Mesmo entre seus pares, Autumn se muta, e a sororidade silente vem de sua prima, Skylar, novamente sem debate, e sim uma concordância imediata, em que só há uma resposta. Nisto, acabamos por ser envolvidos no silêncio de sua relação, numa falta de diálogo e desabafo que somente nos leva como cúmplices nesta jornada cinza, escura e entorpecida em melancolia, de modo que quando o rombo impiedoso chega, ele acaba por explicar e tornar compreensível o silêncio da protagonista, já que expressar leva a lembrar, e isto a dor; à angústia de se ver impotente numa situação em que as verdades se revelam cruas e abrem feridas. Em que a vítima é amordaçada pela realidade de ser representada como agressora, em que não há respaldo sobre sua escolha nem seu corpo. Antes de entrar na clínica abortiva, as duas observam uma manifestação cristã que condena o ato, um lembrete dogmático do ato cuja construção social, aprendemos desde novos, é censurável e repreensível. Dentro do local, Autumn é posta sob um interrogatório ainda mais invasivo, que busca desmembrar seu passado e histórico até ali, cujas respostas optativas são quatro: Nunca, raramente, às vezes e sempre. Never Rarely Sometimes Always. 

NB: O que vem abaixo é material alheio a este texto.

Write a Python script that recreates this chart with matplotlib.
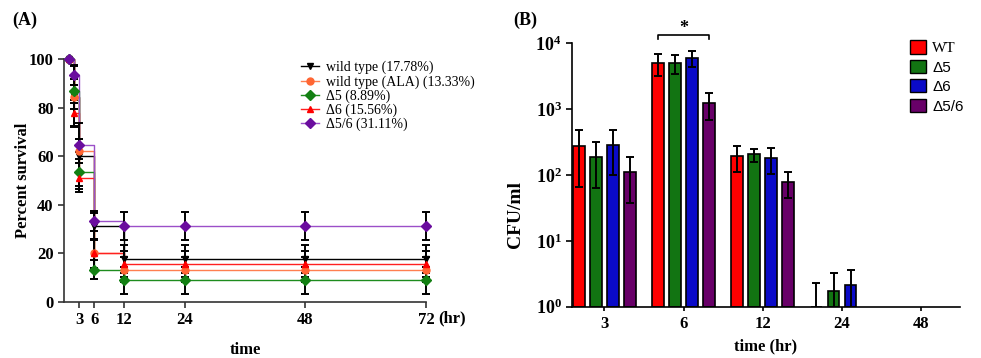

Circulando por estações de metrô e ônibus, a câmera reforça a pessoalidade da obra em escolhas que raramente desfocam da expressão fechada das personagens, o que também evidencia como elas, e principalmente Autumn, se sentem enclausuradas, perseguidas e sob julgamento. O olhar alheio sempre as atinge, e é como se o mundo soubesse do porquê estão ali. Elas também se revezam carregando a própria bagagem, incluindo uma enorme e pesada mala, por onde vão, uma vasão do enorme fardo que carregam. Em microcosmo, um simbolismo da difícil e dolorosa cirurgia de Autumn. Mas mais do que isso, da superexposição e periculosidade de ser uma mulher em uma sociedade forjada em princípios patriarcais. Os olhares sedentos e pervertidos, os contatos físicos provocativos e desrespeitosos. É um eterno tormento, uma desconfiança aumentada pela confusão desproporcional e hercúlea que se sentem, perdidas pela primeira vez na imensidão da cidade da Estátua da Liberdade. 


Este peso esmagador, simbolicamente, só alivia quando o pior é deixado para trás, quando finalmente a luz bate ao rosto e elas se permitem um sorriso. Não é o fim de uma provação que pode, nas Autumns e Skylars do mundo real, recomeçar na próxima parada, mas ao menos a certeza de uma comunidade de consciência e apoio crescentes, por mais embrionários que sejam. 

Talvez, a nossa melhor reação seja nenhuma. Seja respeitar e observar quem realmente tem de enfrentar isto. Se o privilégio nos foi dado de escapar desta realidade, o mínimo a se fazer é não dificultar ainda mais quem é constantemente ameaçada pela probabilidade de encarar tal confronto.